Look over the lines below. Report each one that includes the string "chart".

--- begin GIVEN INFORMATION ---

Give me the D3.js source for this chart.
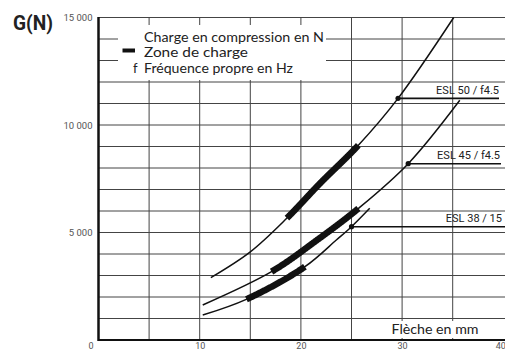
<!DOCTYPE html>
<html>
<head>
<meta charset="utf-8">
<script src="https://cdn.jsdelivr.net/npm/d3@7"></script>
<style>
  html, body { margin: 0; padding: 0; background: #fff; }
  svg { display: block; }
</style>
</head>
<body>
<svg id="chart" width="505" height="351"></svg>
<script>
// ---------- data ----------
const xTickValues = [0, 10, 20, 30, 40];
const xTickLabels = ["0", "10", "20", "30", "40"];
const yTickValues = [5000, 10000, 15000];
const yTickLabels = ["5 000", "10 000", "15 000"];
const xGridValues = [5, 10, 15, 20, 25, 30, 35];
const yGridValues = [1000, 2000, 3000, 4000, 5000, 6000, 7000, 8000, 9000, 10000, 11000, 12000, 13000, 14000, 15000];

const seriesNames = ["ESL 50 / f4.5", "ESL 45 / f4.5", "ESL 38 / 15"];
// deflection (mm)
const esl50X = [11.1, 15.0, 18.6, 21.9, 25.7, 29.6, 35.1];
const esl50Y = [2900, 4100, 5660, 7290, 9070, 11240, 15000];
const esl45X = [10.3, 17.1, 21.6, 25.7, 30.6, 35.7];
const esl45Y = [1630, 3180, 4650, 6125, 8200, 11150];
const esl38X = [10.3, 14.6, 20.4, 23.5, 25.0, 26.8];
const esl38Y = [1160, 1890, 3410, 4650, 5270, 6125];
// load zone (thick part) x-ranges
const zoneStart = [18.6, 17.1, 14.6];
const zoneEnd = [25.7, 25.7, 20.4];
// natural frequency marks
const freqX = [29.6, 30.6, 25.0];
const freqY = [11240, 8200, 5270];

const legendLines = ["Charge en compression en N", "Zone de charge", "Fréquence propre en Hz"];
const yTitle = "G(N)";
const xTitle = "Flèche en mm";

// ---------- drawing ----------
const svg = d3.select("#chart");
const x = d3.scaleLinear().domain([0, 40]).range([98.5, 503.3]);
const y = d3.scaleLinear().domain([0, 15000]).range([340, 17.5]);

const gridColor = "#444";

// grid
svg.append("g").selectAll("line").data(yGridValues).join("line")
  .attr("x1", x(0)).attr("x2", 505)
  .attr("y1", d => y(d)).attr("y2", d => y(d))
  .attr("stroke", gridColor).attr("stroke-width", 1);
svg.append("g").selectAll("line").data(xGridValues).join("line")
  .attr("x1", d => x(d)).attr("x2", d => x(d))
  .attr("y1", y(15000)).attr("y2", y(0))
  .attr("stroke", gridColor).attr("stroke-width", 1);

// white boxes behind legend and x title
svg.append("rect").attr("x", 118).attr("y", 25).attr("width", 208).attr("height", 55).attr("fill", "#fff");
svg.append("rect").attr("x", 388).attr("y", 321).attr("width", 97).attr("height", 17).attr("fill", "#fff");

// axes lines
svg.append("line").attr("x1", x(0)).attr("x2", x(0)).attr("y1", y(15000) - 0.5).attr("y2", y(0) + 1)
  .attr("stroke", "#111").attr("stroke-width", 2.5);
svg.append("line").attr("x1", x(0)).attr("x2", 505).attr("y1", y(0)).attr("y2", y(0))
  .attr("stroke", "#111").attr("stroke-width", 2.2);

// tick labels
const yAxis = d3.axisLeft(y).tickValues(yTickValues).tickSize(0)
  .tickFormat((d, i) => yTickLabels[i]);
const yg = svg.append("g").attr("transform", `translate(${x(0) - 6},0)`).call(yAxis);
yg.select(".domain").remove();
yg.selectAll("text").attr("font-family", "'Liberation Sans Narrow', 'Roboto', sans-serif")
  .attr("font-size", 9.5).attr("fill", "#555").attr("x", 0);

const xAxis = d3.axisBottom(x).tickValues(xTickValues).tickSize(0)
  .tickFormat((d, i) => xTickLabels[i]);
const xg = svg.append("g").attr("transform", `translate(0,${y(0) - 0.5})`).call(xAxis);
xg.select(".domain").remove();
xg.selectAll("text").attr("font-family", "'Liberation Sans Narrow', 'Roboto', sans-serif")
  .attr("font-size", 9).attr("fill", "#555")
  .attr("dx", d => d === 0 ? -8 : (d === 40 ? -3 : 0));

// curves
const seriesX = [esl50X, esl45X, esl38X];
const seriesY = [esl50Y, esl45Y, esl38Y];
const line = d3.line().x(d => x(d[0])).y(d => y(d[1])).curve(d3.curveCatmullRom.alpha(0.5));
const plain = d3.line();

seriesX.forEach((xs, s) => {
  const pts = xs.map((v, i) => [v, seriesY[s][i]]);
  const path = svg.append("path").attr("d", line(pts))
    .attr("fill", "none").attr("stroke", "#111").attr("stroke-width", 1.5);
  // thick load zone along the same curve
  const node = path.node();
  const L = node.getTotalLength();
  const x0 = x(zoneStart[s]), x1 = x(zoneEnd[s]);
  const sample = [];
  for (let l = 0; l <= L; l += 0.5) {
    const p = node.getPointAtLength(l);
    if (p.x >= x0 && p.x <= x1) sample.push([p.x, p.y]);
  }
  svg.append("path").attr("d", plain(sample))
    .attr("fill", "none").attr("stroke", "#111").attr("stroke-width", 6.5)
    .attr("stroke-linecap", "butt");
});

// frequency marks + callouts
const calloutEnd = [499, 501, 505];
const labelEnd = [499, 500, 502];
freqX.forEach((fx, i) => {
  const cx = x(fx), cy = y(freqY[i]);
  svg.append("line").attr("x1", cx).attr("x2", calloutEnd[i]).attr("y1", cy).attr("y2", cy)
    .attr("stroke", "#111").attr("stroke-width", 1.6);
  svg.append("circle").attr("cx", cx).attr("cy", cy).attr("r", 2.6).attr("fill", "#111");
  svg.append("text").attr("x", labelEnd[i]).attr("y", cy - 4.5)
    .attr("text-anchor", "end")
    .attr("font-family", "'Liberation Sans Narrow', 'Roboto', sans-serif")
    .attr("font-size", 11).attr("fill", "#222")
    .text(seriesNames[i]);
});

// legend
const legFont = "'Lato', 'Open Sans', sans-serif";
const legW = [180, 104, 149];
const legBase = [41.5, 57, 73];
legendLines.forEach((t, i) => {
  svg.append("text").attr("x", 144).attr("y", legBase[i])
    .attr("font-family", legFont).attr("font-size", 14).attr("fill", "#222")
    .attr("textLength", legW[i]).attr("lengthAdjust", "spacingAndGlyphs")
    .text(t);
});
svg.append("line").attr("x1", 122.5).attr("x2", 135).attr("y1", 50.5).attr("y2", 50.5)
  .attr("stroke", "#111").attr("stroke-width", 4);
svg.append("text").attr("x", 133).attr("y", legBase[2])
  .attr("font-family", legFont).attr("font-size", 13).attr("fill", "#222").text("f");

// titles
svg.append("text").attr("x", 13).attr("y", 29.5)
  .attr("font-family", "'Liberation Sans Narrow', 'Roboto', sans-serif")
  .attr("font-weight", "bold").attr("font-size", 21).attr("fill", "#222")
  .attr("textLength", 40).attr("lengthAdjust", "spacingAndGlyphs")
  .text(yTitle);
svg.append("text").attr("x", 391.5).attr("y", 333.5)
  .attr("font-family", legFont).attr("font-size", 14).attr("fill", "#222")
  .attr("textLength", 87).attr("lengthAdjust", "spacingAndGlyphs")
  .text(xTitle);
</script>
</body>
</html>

--- end GIVEN INFORMATION ---

**SOLUTION**
Give me the D3.js source for this chart.
<svg id="chart" width="505" height="351"></svg>
const svg = d3.select("#chart");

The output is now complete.